Each board is a unique work of art, Clare James

When did you make your first surfboard and what was it made of?

I made my first surfboard when I was in school. I was passionate about my project, although it was horrible to surf as it was made from ply, didn’t have any fins and looked like a coffin! I made my first real wooden board in Laax, Switzerland with Ben, a friend I’d met whilst living in the field. Ben lived up in the mountains shaping beautiful wooden boards and he taught me to do the same. We traveled together a lot and he really inspired me to start shaping more.

Idenna Creative

Shaping in the workshop, Idenna Creative

Tell us about where and how you make your boards...

I make my wooden boards in my workshop in a tiny hamlet on the outskirts of Padstow. The workshop developed as my shaping did; from a muddy floor and an old Aga for a workbench to the space it is today. The name, Hawkers Surfboards, comes from the beautiful bay that is only a stone’s throw from where I work.

Idenna Creative

Hawkers Surfboards are traditional wooden boards with a difference. I add my own unique spin on each design, introducing patterns on the deck created from the wood itself and create individual shapes, structures and styles. Plus, no piece of wood is ever the same, each grain is like an individual fingerprint, which makes every board special and unique.

Clare James

Clare James

Why make wooden surfboards over classic fibreglass and foam?

I’ve always worked with wood, even before I started surfing. When I fell in love with the sport it seemed like an entirely natural progression to begin shaping with it. I prefer using wood as it has a natural ability to endure the elements, promotes the growing of trees and is really versatile. I’ve made belly boards and hand planes, as well as surfboards that can be used as wall art, which are displayed in Jam Industries, Padstow.

I like to craft things in a more traditional way, creating something that lasts. The feeling of making something with your own hands is incredibly rewarding.
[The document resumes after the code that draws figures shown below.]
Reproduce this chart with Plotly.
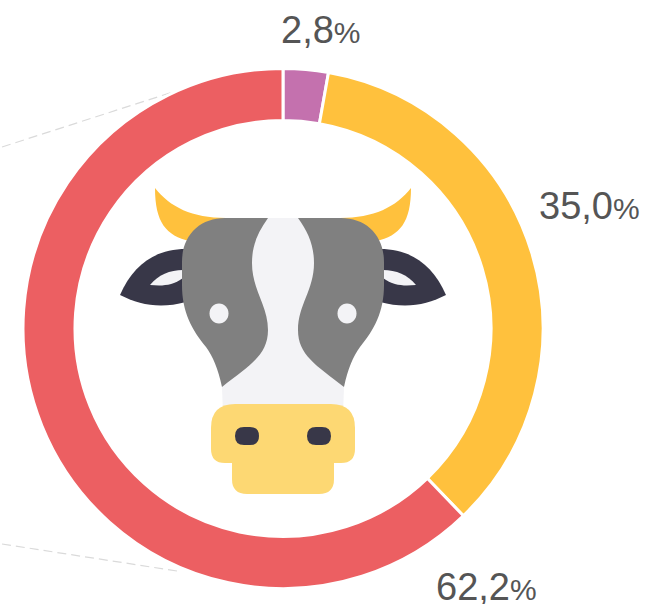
import plotly.graph_objects as go

W, H = 646, 604
CX, CY, R, R_IN = 283, 328.5, 260, 208

labels = ["Violet", "Yellow", "Red"]
values = [2.8, 35.0, 62.2]
colors = ["#C471AE", "#FFC13D", "#EC5F62"]
value_text = ["2,8", "35,0", "62,2"]
label_pos = [(280, 30), (538, 206), (435, 587)]
TEXT = "#555555"

GRAY, FACE, DARK, HORN, NOSE = "#808080", "#F3F3F6", "#383748", "#FFC13D", "#FDD873"


def px(x):
    return round(x / W, 5)


def py(y):
    return round(1 - y / H, 5)


def path(cmds, mirror=False):
    out = []
    for c in cmds:
        nums = c[1:]
        pts = []
        for i in range(0, len(nums), 2):
            x = 566 - nums[i] if mirror else nums[i]
            pts.append(f"{px(x)},{py(nums[i + 1])}")
        out.append(c[0] + " ".join(pts))
    return " ".join(out)


def shape(cmds, color, mirror=False):
    return dict(type="path", xref="paper", yref="paper", layer="above",
                path=path(cmds, mirror), fillcolor=color, line=dict(width=0))


def rrect(x0, y0, x1, y1, r_top, r_bot):
    return [("M", x0 + r_top, y0), ("L", x1 - r_top, y0), ("Q", x1, y0, x1, y0 + r_top),
            ("L", x1, y1 - r_bot), ("Q", x1, y1, x1 - r_bot, y1), ("L", x0 + r_bot, y1),
            ("Q", x0, y1, x0, y1 - r_bot), ("L", x0, y0 + r_top), ("Q", x0, y0, x0 + r_top, y0), ("Z",)]


horn = [("M", 155, 188), ("C", 170, 207, 192, 218, 226, 218), ("L", 190, 241),
        ("C", 166, 236, 155, 222, 155, 188), ("Z",)]
ear = [("M", 120, 295), ("C", 133, 265, 155, 249, 186, 249), ("L", 186, 302),
       ("C", 160, 309, 140, 305, 120, 295), ("Z",)]
ear_in = [("M", 150, 285), ("C", 158, 275, 170, 270, 183, 270), ("L", 183, 278),
          ("C", 172, 286, 162, 286, 150, 285), ("Z",)]
patch = [("M", 225, 218), ("L", 268, 218), ("C", 258, 232, 252, 245, 252, 263),
         ("C", 252, 290, 268, 305, 268, 330), ("C", 268, 355, 250, 365, 222, 387),
         ("C", 218, 368, 213, 357, 206, 347), ("C", 192, 330, 182, 312, 182, 285),
         ("L", 182, 262), ("C", 182, 235, 200, 218, 225, 218), ("Z",)]
face = [("M", 240, 218), ("L", 326, 218), ("L", 344, 387), ("L", 343, 415),
        ("L", 223, 415), ("L", 222, 387), ("Z",)]
eye = [("M", 209.5, 313.5), ("C", 209.5, 308, 213.5, 303.5, 219, 303.5),
       ("C", 224.5, 303.5, 228.5, 308, 228.5, 313.5),
       ("C", 228.5, 319, 224.5, 323.5, 219, 323.5),
       ("C", 213.5, 323.5, 209.5, 319, 209.5, 313.5), ("Z",)]

shapes = [
    dict(type="line", xref="paper", yref="paper", layer="below",
         x0=px(2), y0=py(147), x1=px(232), y1=py(73),
         line=dict(color="#DADADA", width=1.2, dash="9px,5px")),
    dict(type="line", xref="paper", yref="paper", layer="below",
         x0=px(2), y0=py(544), x1=px(177), y1=py(571),
         line=dict(color="#DADADA", width=1.2, dash="9px,5px")),
]
for m in (False, True):
    shapes += [shape(horn, HORN, m), shape(ear, DARK, m), shape(ear_in, FACE, m)]
shapes.append(shape(face, FACE))
for m in (False, True):
    shapes += [shape(patch, GRAY, m), shape(eye, FACE, m)]
shapes += [
    shape(rrect(232, 455, 334, 494, 0, 15), NOSE),
    shape(rrect(211, 404, 355, 463, 24, 14), NOSE),
    shape(rrect(235, 427, 259, 445, 9, 9), DARK),
    shape(rrect(307, 427, 331, 445, 9, 9), DARK),
]

annotations = [
    dict(text=f"{t}<span style='font-size:30px'>%</span>", xref="paper", yref="paper",
         x=px(x), y=py(y), xanchor="left", yanchor="middle", showarrow=False,
         font=dict(family="Liberation Sans", size=38, color=TEXT), borderpad=0)
    for t, (x, y) in zip(value_text, label_pos)
]

fig = go.Figure(go.Pie(
    labels=labels, values=values, sort=False, direction="clockwise", rotation=0,
    hole=R_IN / R, marker=dict(colors=colors, line=dict(color="#FFFFFF", width=3)),
    textinfo="none", hoverinfo="label+percent", showlegend=False,
    domain=dict(x=[(CX - R) / W, (CX + R) / W], y=[1 - (CY + R) / H, 1 - (CY - R) / H]),
))
fig.update_layout(width=W, height=H, margin=dict(l=0, r=0, t=0, b=0), autosize=False,
                  paper_bgcolor="#FFFFFF", shapes=shapes, annotations=annotations)
fig.write_html("out.html", config=dict(displayModeBar=False),
               post_script="document.documentElement.style.overflow='hidden';document.body.style.margin='0';")
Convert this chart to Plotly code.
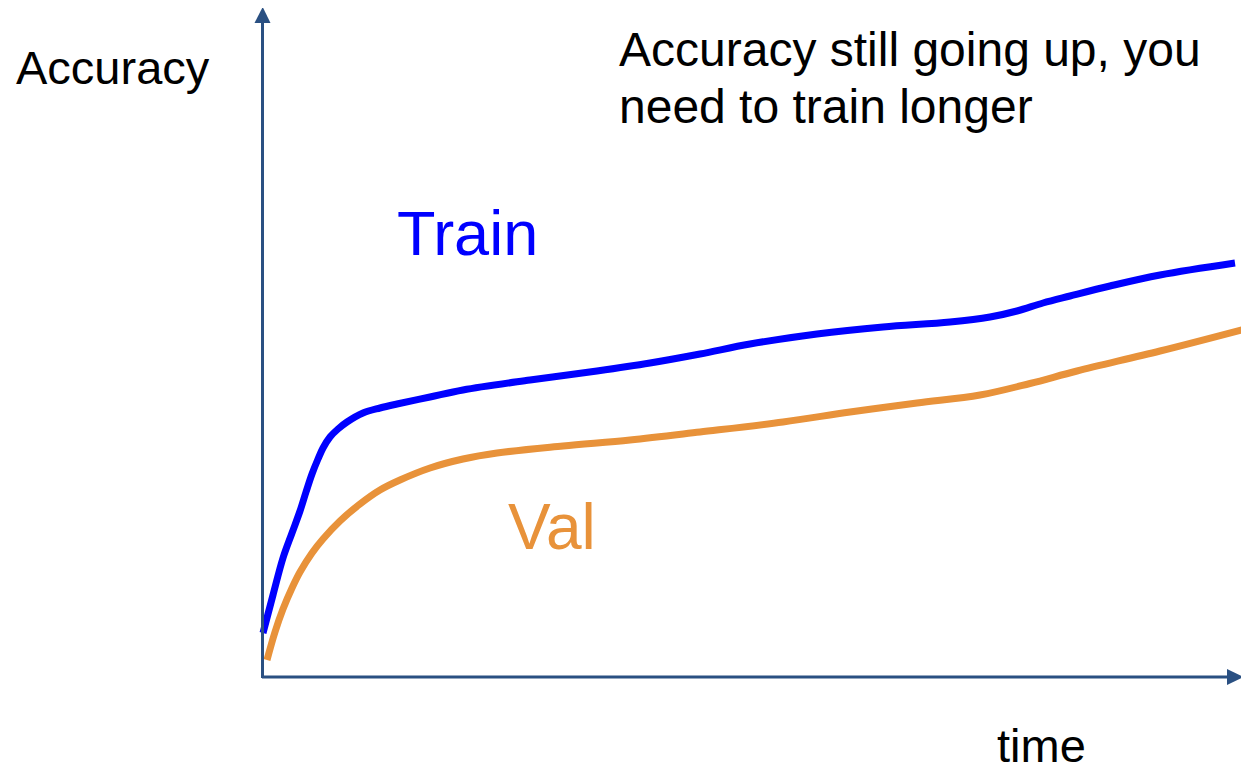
import plotly.graph_objects as go

# Values (time units, accuracy units; origin at the axes corner)
train_time = [0.1, 1.1, 2.1, 3.0, 3.8, 4.4, 5.0, 5.6, 6.1, 6.8, 7.6, 8.5, 10.1, 11.8, 13.5, 16.8, 20.1, 26.8,
              33.5, 38.8, 43.8, 48.8, 55.5, 62.1, 68.8, 72.8, 75.5, 78.1, 80.8, 84.8, 89.8, 97.3]
train_acc = [4.5, 8.3, 12.0, 14.5, 16.7, 18.6, 20.4, 21.9, 23.0, 24.1, 24.9, 25.6, 26.5, 27.0, 27.4, 28.1, 28.8, 29.8,
             30.7, 31.5, 32.4, 33.4, 34.4, 35.1, 35.6, 36.1, 36.7, 37.5, 38.2, 39.2, 40.3, 41.5]

val_time = [0.5, 1.3, 2.1, 3.0, 3.8, 5.0, 6.1, 7.8, 9.8, 11.8, 13.8, 16.8, 20.1, 23.5, 30.1, 36.8, 43.8,
            52.1, 58.8, 65.5, 71.8, 76.8, 81.5, 89.8, 98.3]
val_acc = [1.8, 4.6, 6.9, 9.0, 10.6, 12.5, 13.9, 15.7, 17.4, 18.8, 19.8, 21.0, 21.9, 22.5, 23.2, 23.8, 24.6,
           25.6, 26.6, 27.5, 28.3, 29.45, 30.7, 32.7, 34.9]

BLUE = "#0000FF"
ORANGE = "#E8923A"
AXIS = "#2A5082"
FONT = "Liberation Sans, Arial, sans-serif"

fig = go.Figure()
fig.add_trace(go.Scatter(x=train_time, y=train_acc, mode="lines",
                         line=dict(color=BLUE, width=7, shape="spline", smoothing=1.0),
                         hoverinfo="skip"))
fig.add_trace(go.Scatter(x=val_time, y=val_acc, mode="lines",
                         line=dict(color=ORANGE, width=7, shape="spline", smoothing=1.0),
                         hoverinfo="skip"))

shapes = [
    # y axis
    dict(type="line", x0=0.05, y0=0, x1=0.05, y1=65.5, line=dict(color=AXIS, width=3)),
    dict(type="path", path="M -0.75 65.5 L 0.85 65.5 L 0.07 67.1 Z",
         fillcolor=AXIS, line=dict(color=AXIS, width=0)),
    # x axis
    dict(type="line", x0=0, y0=0.1, x1=96.6, y1=0.1, line=dict(color=AXIS, width=3)),
    dict(type="path", path="M 96.5 0.9 L 96.5 -0.7 L 98.13 0.1 Z",
         fillcolor=AXIS, line=dict(color=AXIS, width=0)),
]

annotations = [
    dict(x=-24.8, y=61.1, text="Accuracy", showarrow=False, xanchor="left", yanchor="middle",
         font=dict(family=FONT, size=47, color="black")),
    dict(x=35.5, y=62.9, text="Accuracy still going up, you",
         showarrow=False, xanchor="left", yanchor="middle",
         font=dict(family=FONT, size=48, color="black")),
    dict(x=35.5, y=57.2, text="need to train longer",
         showarrow=False, xanchor="left", yanchor="middle",
         font=dict(family=FONT, size=48, color="black")),
    dict(x=20.5, y=44.5, text="Train", showarrow=False, xanchor="center", yanchor="middle",
         font=dict(family=FONT, size=63, color=BLUE)),
    dict(x=29.0, y=15.1, text="Val", showarrow=False, xanchor="center", yanchor="middle",
         font=dict(family=FONT, size=64, color=ORANGE)),
    dict(x=77.9, y=-6.7, text="time", showarrow=False, xanchor="center", yanchor="middle",
         font=dict(family=FONT, size=47, color="black")),
]

# The page body adds an 8px margin, so the figure is 8px smaller and the ranges
# are set so that the axes corner lands where it is in the reference.
fig.update_layout(
    width=1241, height=764, autosize=False,
    margin=dict(l=0, r=0, t=0, b=0, pad=0),
    paper_bgcolor="white", plot_bgcolor="white",
    showlegend=False,
    xaxis=dict(range=[-25.4, 98.7], visible=False, fixedrange=True),
    yaxis=dict(range=[-9.4, 67.0], visible=False, fixedrange=True),
    shapes=shapes, annotations=annotations,
)

fig.write_html("out.html")
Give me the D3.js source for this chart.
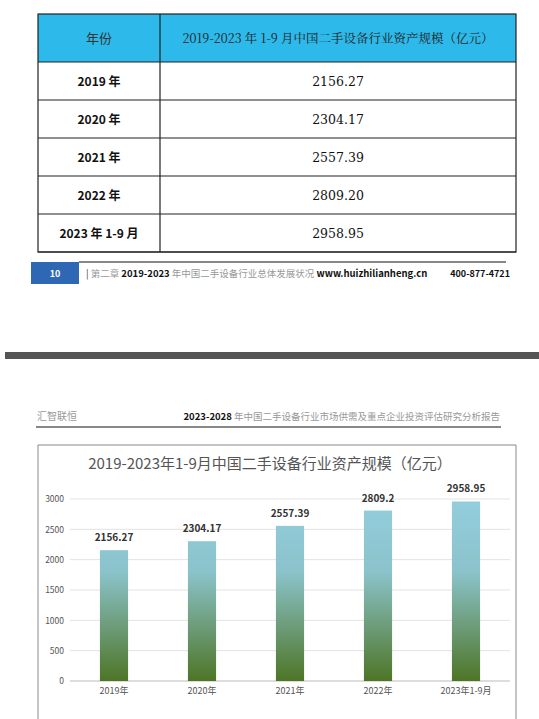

Wood is also far more sustainable than epoxy and fibreglass, and it’s very important to me, as a lover of surfing and Cornwall, to protect our planet.

What does being eco-friendly and sustainable mean to you?

The very first surfboards were made from wood. These makers were resourceful and thoughtful, and their boards were created to be loved and enjoyed without environmental damage.

Nowadays most things in the surfing world have a shelf life, plus there is no real way of recycling epoxy or polyester. Most boards made out of these materials end up in landfill, in a particularly ‘out of sight, out of mind’ approach, which destroys nature. Wooden boards can be used for a lifetime, and often outlast the original owner. If, however, the board breaks, it can be sanded back to bare wood and returned to its original element. I use paulownia wood, which is so much nicer to work with than epoxy and foam, which I found dirty and messy and bad for both my lungs and the planet. I hated cleaning up and throwing the offcuts in the bin as I felt like I was simply adding to the problem. Wood has definitely allowed me to feel like my craft is far more eco-friendly and sustainable.

How has surfing and traveling shaped your life?

I got into surfing as a teenager and from the first session was obsessed with the sport, the stories and the surf community. I loved listening to the tales of waves around the world. This drove me to head out and travel. Having severe dyslexia made it really difficult to read the airport signs but I learnt that nothing ventured, nothing gained! Surfing and travelling are my two greatest passions. Returning to Cornwall and getting back in my workshop I vowed that I would make wooden surfboards until my hands and legs succumb to arthritis, and then I will learn to shape them with my teeth!

What do you see for the future of your business?

I am continuing to learn and develop my methods so in the future I can teach others what I know. I want people to both use and make my boards so they can share the amazing experiences I’ve had through surfing and shaping and am excited to see the natural progression of Hawkers Surfboards.